Semantic Organization of Products

For a retailer with thousands or tens of thousands of products, it would be challenging to manage each of these SKUs individually, especially since many of them would not get enough volume to make an accurate bid.

However, the relationships between the products in a portfolio are incredibly important, in that they will behave similarly in a dynamic marketplace. Some examples of this would be products of the same brand, of the same attribute value (the color blue), or the same margin profile. Grouping these products together into product targets makes a lot of sense and allows for more effective control over the performance of the entire portfolio.

One example of this would be to group your products by category and brand. We know that JBrand Jeans and Levi’s Jean Shorts have wildly different price points, customers, and margin contributions. They should live in their own groups, not under the broad heading of Denim.

Aligning Your Feed Content to User Intent

PLA is a paid search channel and not a CSE (comparison shopping engine) channel. Products are displayed based on keyword level intent signals, however most retailers’ product feeds are designed for online/offline merchandising techniques, which don’t take searcher behavior into account. The content of those feeds are consistently misaligned with how users search for products on Google and therefore a lot of potential volume is left on the table.

There are ways to gently manipulate your product feed such that information light merchandising titles like Canon EOS Rebel T4i 18MP Digital SLR Camera with 18-135mm EF-S Lens – Black can be converted to Canon EOS Rebel 18MP SLR. This much better reflects how someone might search for this product on Google.

Negative Management

One truth in the paid search world, and similarly in PLA, is that the more control marketers have over the traffic they receive from AdWords, the better they will ultimately perform.

Google makes money through creating liquid marketplaces for each search, and they seek ways to intelligently increase coverage for their advertiser network.
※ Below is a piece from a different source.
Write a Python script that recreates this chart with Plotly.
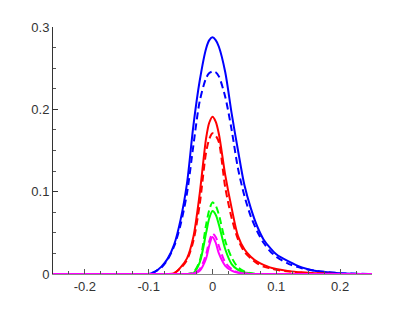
import plotly.graph_objects as go

# x samples (shared by every series)
x = [-0.25, -0.12, -0.10, -0.09, -0.08, -0.07, -0.06, -0.05, -0.04, -0.03, -0.02, -0.01,
     -0.005, 0.0, 0.005, 0.01, 0.02, 0.03, 0.04, 0.05, 0.06, 0.07, 0.08, 0.09, 0.10, 0.12,
     0.14, 0.16, 0.20, 0.25]

blue_solid = [0, 0, 0, 0.003, 0.009, 0.019, 0.036, 0.066, 0.110, 0.180, 0.235, 0.274,
              0.284, 0.2875, 0.284, 0.276, 0.245, 0.195, 0.150, 0.108, 0.080, 0.058, 0.042,
              0.032, 0.024, 0.015, 0.008, 0.004, 0.001, 0]
blue_dash = [0, 0, 0, 0.003, 0.008, 0.018, 0.034, 0.060, 0.098, 0.156, 0.210, 0.238,
             0.244, 0.246, 0.245, 0.240, 0.215, 0.175, 0.128, 0.095, 0.070, 0.052, 0.038,
             0.028, 0.021, 0.012, 0.007, 0.004, 0.001, 0]
red_solid = [0, 0, 0, 0, 0, 0, 0.001, 0.008, 0.019, 0.045, 0.098, 0.165,
             0.184, 0.191, 0.185, 0.170, 0.120, 0.080, 0.046, 0.030, 0.021, 0.015, 0.011,
             0.008, 0.006, 0.0035, 0.002, 0.001, 0, 0]
red_dash = [0, 0, 0, 0, 0, 0, 0.001, 0.007, 0.017, 0.040, 0.085, 0.148,
            0.164, 0.171, 0.168, 0.160, 0.105, 0.068, 0.042, 0.027, 0.019, 0.013, 0.009,
            0.007, 0.005, 0.003, 0.0015, 0.001, 0, 0]
green_solid = [0, 0, 0, 0, 0, 0, 0, 0, 0, 0.001, 0.014, 0.050,
               0.068, 0.0765, 0.072, 0.060, 0.030, 0.012, 0.005, 0.002, 0.001, 0, 0,
               0, 0, 0, 0, 0, 0, 0]
green_dash = [0, 0, 0, 0, 0, 0, 0, 0, 0, 0.002, 0.016, 0.060,
              0.078, 0.087, 0.083, 0.072, 0.040, 0.020, 0.008, 0.003, 0.001, 0, 0,
              0, 0, 0, 0, 0, 0, 0]
magenta_solid = [0, 0, 0, 0, 0, 0, 0, 0, 0, 0.0005, 0.004, 0.019,
                 0.035, 0.045, 0.038, 0.025, 0.010, 0.004, 0.0015, 0.0005, 0, 0, 0,
                 0, 0, 0, 0, 0, 0, 0]
magenta_dash = [0, 0, 0, 0, 0, 0, 0, 0, 0, 0.001, 0.006, 0.024,
                0.040, 0.049, 0.045, 0.034, 0.014, 0.006, 0.002, 0.001, 0, 0, 0,
                0, 0, 0, 0, 0, 0, 0]

xtick_vals = [-0.2, -0.1, 0, 0.1, 0.2]
xtick_text = ["-0.2", "-0.1", "0", "0.1", "0.2"]
ytick_vals = [0, 0.1, 0.2, 0.3]
ytick_text = ["0", "0.1", "0.2", "0.3"]

series = [
    (blue_solid, "#0000ff", "solid"),
    (blue_dash, "#0000ff", "7px,4px"),
    (red_solid, "#ff0000", "solid"),
    (red_dash, "#ff0000", "7px,4px"),
    (green_solid, "#00ff00", "solid"),
    (green_dash, "#00ff00", "7px,4px"),
    (magenta_solid, "#ff00ff", "solid"),
    (magenta_dash, "#ff00ff", "7px,4px"),
]

fig = go.Figure()
for ys, col, dash in series:
    fig.add_trace(go.Scatter(
        x=x, y=ys, mode="lines",
        line=dict(color=col, width=2, dash=dash, shape="spline", smoothing=0.8),
        cliponaxis=False, hoverinfo="none"
    ))

# page body adds an 8px offset, so the figure is sized/margined for it
fig.update_layout(
    width=404, height=301,
    margin=dict(l=45, r=40, t=15, b=35),
    showlegend=False,
    plot_bgcolor="white", paper_bgcolor="white",
    font=dict(family="Liberation Sans, Arial", size=13, color="#333333"),
    xaxis=dict(range=[-0.25, 0.25], showgrid=False, zeroline=False,
               showline=True, linecolor="#888888", linewidth=1,
               tickvals=xtick_vals, ticktext=xtick_text,
               ticks="inside", ticklen=5, tickcolor="#555555",
               minor=dict(dtick=0.025, tick0=0, ticks="inside", ticklen=3, tickcolor="#555555")),
    yaxis=dict(range=[0, 0.3], showgrid=False, zeroline=False,
               showline=True, linecolor="#333333", linewidth=1,
               tickvals=ytick_vals, ticktext=ytick_text,
               ticks="inside", ticklen=5, tickcolor="#333333",
               minor=dict(dtick=0.025, tick0=0, ticks="inside", ticklen=3, tickcolor="#555555")),
)

fig.write_html("out.html")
Many times this works to the advertiser’s benefit but often it does not, making it critical to include negatives in PLA at the product target level in order to ensure relevant traffic and to not compromise ROI.

If you have a Product Target for Red Sneakers, it would make sense to have negatives for the other primary colors as well as the other types of shoes that you are merchandising through your other product targets.

Image & Title Testing

Google doesn’t support ad testing for PLAs, but that doesn’t mean that marketers shouldn’t explore ad testing in order to drive performance. The most visible areas to test ads in PLA would be the product title and the product image.

There are a number of different ways to do this through testing different strategies either week over week for the same traffic, or at the same time for similar traffic.

For example, if you have two different styles of images on your site, one with the clothing on a model and one with it off the model, you could test all your products one week with the model shot and then rotate to the non-model shot for the next week. You should get a good sense of how clickable the different images are in Google’s marketplace from this test.

Keep Tabs on Your Margins and Competition

Much like in SEM, you don’t want to spend your precious ad dollars trying to compete for placement when you’re margin constrained or not price competitive. There are a lot of intelligent tools in the marketplace today that can help you understand your pricing relative to the competition.

If you aren’t competitive, it doesn’t make sense to bid high for position against a certain product or product type. On the flip side, if you are the price/volume leader on a specific product, you should bid very aggressively and continue to establish your leadership position.

Summary

As this channel continues to grow, it will become increasingly important to actively optimize your PLA campaigns. Once your PLAs are live in AdWords, you should start adopting these techniques to continue to stay ahead of the competition.